Today was a surprise for many, depending on who you talk to. Microsoft chose a low key but effective channel to announce the final branding for the next version of Windows, Windows 7. We in the Windows Enthusiast community have been accustomed to codenames then a final christening sometime during the products technical testing. I have been discussing the moniker for Windows 7 for a good while now and others in the community such as Ed Bott brought the topic up just last week.
Let me just quote what I had to say, you can see the entire post here
I hate to say it, but Windows 7 client is beginning to sound like a minor release indeed. With both the Server and Client expected to RTM the same time, it pretty much adds up that Windows 7 will actually be version 6.1. The reason I am hearing for the code name is because Steve Sinofsky likes whole numbers, but at the same time, it just does not add up why you would call the codename ‘Windows 7’, unless the Windows Team is considering it a 7th release of the Windows product, not technically a 7th ‘version’ of the NT kernel itself. We must take into account, Microsoft stop using the NT version in its branding with the release of Windows 2000 which was 5.0, XP 5.1, Server 2003 5.2.
Here is the problem I just discovered after writing the above, Microsoft could not use that logic, since it would mean that XP was the 6th release of Windows, Vista the 7th and 7 being the 8th.Microsoft needs to explain themselves. If it continues with the 6.1 version by Beta 1, its definitely a Vista R2 and Windows Server 2008 R2 releases.
Another thing about versions
- During the early parts of the Longhorn development, when the OS was at Alpha, Microsoft christened it version 6.0, I am talking builds 4xxx. The leaked Windows 7 builds we have been seeing earlier this year have been using the version 6.1 for the kernel. Some said that was because not all of the product had matured enough to become a part of what at Microsoft is called the ‘winmain’ build. Persons in the enthusiast community assumed that by PDC 2008 Windows 7’s kernel would reflect version 7, but with PDC only a couple months away, its looking unlikely at this stage.”
I will admit, I have been reading the releases wrong, but I did point out the possible way Microsoft has now decided to communicate Windows 7.
Some persons are looking on Windows XP 5.1 as a major release that discredits Windows 7 as being a 7th release, it would in fact make it the 8th release. Lets go back down memory lane:
- Windows 1x – 1.0, 1.1
- Windows 2x – 2.0, 2.1
- Windows 3x – 3.0, 3.1, 3.2 (Chinese) NT 3.1, NT 3.5, NT 3.51
- Windows 4x – 95, NT 4.0, 98, 98 SE, ME
- Windows 5x – 2000 (5.0), XP (5.1), Server 2003/R2 (5.2)

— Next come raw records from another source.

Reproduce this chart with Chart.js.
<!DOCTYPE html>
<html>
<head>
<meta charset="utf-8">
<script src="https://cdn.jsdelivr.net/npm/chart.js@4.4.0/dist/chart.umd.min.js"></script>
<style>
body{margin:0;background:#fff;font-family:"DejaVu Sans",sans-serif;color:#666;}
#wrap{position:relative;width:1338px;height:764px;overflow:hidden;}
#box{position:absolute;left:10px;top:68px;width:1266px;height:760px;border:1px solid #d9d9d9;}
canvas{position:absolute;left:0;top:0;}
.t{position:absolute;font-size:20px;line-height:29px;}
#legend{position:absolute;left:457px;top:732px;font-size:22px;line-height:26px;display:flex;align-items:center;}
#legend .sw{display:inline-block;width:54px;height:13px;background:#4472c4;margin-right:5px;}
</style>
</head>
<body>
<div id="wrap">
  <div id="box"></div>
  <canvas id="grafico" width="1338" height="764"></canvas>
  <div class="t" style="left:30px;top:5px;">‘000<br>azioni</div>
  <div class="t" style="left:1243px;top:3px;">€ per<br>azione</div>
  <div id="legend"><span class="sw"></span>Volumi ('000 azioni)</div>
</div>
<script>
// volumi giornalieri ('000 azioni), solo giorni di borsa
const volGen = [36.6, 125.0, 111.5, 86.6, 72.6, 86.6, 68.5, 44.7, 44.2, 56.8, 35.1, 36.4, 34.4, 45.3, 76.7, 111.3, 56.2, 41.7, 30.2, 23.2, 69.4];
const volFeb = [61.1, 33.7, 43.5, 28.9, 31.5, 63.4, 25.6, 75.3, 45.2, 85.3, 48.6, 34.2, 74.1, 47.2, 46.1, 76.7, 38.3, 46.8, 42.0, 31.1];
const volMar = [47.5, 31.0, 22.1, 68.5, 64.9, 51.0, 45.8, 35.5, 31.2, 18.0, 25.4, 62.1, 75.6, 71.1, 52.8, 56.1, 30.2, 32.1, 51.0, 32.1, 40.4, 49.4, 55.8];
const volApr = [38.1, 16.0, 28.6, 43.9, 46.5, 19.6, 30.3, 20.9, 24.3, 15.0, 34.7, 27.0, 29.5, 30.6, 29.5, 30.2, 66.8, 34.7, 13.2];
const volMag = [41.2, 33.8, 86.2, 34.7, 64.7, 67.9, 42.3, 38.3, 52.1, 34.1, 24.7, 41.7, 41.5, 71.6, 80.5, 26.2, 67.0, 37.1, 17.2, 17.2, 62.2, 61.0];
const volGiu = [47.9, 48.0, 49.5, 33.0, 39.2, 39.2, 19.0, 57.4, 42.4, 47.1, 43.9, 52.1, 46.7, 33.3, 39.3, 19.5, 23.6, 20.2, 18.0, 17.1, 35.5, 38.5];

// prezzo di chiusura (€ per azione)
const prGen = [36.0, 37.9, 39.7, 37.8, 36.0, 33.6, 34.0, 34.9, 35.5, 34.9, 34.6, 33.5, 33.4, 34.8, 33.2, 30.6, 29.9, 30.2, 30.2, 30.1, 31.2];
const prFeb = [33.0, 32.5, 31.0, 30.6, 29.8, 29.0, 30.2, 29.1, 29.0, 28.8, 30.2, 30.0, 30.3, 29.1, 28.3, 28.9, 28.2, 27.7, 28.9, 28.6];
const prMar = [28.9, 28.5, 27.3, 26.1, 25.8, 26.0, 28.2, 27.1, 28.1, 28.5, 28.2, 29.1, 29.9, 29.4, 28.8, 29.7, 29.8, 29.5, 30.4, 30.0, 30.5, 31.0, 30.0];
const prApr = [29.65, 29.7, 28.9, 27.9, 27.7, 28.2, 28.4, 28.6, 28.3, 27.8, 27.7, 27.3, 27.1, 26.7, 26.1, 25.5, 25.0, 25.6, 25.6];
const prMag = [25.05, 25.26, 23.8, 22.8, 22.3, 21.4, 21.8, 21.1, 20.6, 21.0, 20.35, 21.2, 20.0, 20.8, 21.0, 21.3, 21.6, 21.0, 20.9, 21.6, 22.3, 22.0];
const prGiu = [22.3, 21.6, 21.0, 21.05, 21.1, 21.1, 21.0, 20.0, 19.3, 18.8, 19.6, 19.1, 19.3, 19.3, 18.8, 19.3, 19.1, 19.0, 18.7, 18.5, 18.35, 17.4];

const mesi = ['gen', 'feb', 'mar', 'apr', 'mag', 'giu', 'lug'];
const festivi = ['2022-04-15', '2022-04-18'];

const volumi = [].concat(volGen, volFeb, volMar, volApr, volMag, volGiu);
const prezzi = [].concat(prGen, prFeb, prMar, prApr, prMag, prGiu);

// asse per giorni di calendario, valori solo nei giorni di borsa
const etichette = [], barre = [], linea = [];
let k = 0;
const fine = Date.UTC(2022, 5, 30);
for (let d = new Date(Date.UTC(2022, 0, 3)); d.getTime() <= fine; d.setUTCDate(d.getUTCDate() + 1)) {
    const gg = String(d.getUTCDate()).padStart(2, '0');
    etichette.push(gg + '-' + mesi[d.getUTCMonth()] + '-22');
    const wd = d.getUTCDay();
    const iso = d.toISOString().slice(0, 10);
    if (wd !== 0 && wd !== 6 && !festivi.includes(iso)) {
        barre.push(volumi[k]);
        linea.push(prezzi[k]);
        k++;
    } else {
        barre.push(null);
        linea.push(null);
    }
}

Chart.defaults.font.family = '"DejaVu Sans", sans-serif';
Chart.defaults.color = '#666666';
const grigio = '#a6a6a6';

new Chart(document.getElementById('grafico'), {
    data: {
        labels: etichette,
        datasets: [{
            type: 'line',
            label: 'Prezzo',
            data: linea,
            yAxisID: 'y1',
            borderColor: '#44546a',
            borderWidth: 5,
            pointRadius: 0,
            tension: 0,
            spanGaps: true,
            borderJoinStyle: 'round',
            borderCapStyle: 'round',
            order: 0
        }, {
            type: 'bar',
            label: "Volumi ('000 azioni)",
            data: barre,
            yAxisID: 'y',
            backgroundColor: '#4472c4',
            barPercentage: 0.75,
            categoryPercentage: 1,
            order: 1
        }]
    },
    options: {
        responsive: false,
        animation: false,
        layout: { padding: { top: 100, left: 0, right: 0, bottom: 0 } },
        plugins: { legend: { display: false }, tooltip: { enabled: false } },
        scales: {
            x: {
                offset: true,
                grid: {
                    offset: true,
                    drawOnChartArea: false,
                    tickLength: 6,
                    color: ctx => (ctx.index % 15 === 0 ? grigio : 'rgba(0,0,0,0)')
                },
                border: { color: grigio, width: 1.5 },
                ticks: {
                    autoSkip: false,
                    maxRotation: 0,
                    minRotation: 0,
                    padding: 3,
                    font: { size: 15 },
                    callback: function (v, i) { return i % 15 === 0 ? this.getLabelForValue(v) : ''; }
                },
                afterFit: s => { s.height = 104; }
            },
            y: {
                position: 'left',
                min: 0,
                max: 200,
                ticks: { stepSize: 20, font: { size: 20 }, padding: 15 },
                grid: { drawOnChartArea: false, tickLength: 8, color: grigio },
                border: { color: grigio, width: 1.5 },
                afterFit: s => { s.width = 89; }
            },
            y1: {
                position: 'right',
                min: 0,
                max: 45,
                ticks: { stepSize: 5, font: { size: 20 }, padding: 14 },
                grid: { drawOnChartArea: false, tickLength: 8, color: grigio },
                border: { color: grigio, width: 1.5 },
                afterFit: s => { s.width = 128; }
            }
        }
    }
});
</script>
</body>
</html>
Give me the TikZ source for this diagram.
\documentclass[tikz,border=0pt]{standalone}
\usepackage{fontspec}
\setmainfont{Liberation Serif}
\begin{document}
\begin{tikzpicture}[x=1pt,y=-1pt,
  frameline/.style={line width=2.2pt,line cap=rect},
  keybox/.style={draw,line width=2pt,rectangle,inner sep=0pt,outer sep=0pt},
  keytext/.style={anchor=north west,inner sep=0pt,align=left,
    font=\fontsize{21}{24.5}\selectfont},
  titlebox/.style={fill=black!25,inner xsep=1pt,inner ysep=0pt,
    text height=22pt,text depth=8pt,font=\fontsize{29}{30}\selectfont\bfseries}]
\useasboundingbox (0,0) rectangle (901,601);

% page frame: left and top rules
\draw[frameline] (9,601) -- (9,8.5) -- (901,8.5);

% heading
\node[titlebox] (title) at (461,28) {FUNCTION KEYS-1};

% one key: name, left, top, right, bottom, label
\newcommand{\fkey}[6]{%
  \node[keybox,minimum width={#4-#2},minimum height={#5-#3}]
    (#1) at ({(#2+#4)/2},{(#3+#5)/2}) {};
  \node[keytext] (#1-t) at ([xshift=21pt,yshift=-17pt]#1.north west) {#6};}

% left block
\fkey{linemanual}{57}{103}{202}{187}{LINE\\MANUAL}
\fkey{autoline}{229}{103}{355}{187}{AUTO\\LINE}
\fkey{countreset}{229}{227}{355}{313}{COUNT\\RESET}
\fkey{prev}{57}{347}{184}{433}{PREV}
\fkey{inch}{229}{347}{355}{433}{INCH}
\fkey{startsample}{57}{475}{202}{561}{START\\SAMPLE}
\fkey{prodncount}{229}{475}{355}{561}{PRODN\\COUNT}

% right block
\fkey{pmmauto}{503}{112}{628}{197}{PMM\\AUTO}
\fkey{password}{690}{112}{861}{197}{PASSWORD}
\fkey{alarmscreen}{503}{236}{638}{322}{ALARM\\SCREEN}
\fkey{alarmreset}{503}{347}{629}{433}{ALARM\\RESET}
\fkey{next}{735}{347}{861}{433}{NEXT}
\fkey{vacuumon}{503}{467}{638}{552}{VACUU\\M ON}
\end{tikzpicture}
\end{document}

- Windows 6x – Vista, Server 2008
- Windows 7
The versioning still needs to be questioned, since the kernel version still remains 6.1 and Microsoft considers this a major release as XP (5.1). The discrepancy in marketing is highlighted when you look deeper at Windows 7. Logical reasons for this naming has been suggested, but the reason why Microsoft has retained the kernel version has been noted by Microsoft – Compatibility.
“Furthermore, Windows 7, despite it’s rather pretentious sounding code name (a result of Sinofsky’s like of big round numbers) is NOT Windows NT 7, but rather 6.1(current builds are numbered 67xx as a direct continuation of the longhorn codebase). Put simply, it is not a big jump as a codebase revision and the new changes, on both the client and server, will be focused on user features, not core OS components. The big core OS changes are WDDM 2 and a kernel scheduler update to remove the simple bitmask enumeration of processors so that the OS can schedule more than 64 concurrent threads."
Microsoft wants to ensure compatibility is not a problem with this release, and 6.1 as the NT kernel ensures that. A lot of people are calling this release minor, but please, understand, its not, its actually major and there will be a whole lot more to be revealed. Windows XP itself was considered a major update that introduced many changes such as the Luna Theme and the updated Start menu in addition to being first consumer version of Windows based on NT.